Get yourself a chimney brush (or an urchin) and make sure you sweep the chimney at least once a year. that will prevent 99% of the potential risks from a wood stove.
We had an old Fisher that was built like a locomotive (the good kind). A couple of times I loaded it up with dry fir and forgot to turn down the vents. Started to notice an eerie orange glow coming from the room where it lived. Oops! Where are the oven mitts?
Put a turban on your noggin or a feather in your ponytail and tell the useless *&%$#@g parasites to *#^k off and leave you alone because you’re burning camel dung or sweetgrass.
Dung from camels that ate sweetgrass! Yeah!
Wood fireplaces have been banned in BC since 1993 or 1995. All new home construction after that date used gas fireplaces only. Same for wood burning stoves. I think you can install those tiny pellet stoves legally, but that’s it. No backyard fire-pits allowed either, yet it’s perfectly fine to allow a stinking pulp mill stack to continue spouting 24/7 w/o meeting emission guidelines-successfully delaying their implementation for 20+ years, citing costs for the delay. Residents subsidize the same mills huge water consumption to add insult to injury.

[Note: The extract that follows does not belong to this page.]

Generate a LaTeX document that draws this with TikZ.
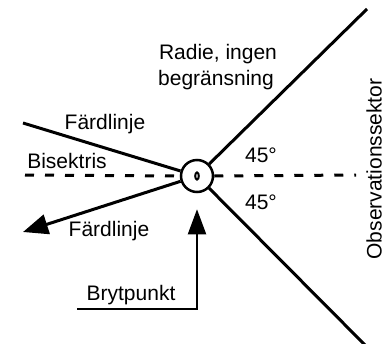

LOL. I’m crying that is so funny!
I was raised with a wood stove up in the Yukon and our house had the old cheap chimney but great old pot belly type stove with a water jacket. Dad would cram that thing full of cardboard every week end and when that took off the whole stove shook and the top actually got red hot. Never had a problem with chimney build up. Never had to clean it either.
We had a couple of chimney fires when I was a kid and I can still remember the roar that sounded like a freight train coming. It was scary.
Engineers and generals build countries, lawyers, politicians, and bureaucrats destroy them.
I’ve been heating my house with a wood stove since I built it a dozen years ago. It’s a very efficient Pacific Energy Summit stove that doesn’t need a catalytic combuster to burn clean, and was EPA compliant at the time. It’s clean by design. I get more heat out of the wood and the chimney stays clean.
I would not replace it regardless of what anyone says. Insurance is a scam. It’s wiser economically to invest what you would spend on premiums in a TFSA and get a reward if you never have to spend it. Of course, if you live in a city, insurance usually isn’t optional in a socialist totalitarian society; yet another reason I don’t consider cities a viable option for healthy living.
Engineers and tradespeople build countries,
generals, lawyers, politicians, and bureaucrats destroy them.
What I suggest is that parties interested in social perturbation techniques dynamite all power substations of a major US city during a period of record cold. Then, “concerned citizens” could cruise the streets and report all individuals who are emitting particulate matter in violation of EPA guidelines into the atmosphere. I suspect that being handed a hefty fine for trying to stay warm might get a majority of the population riled up enough that they really will go out and shoot the bastards.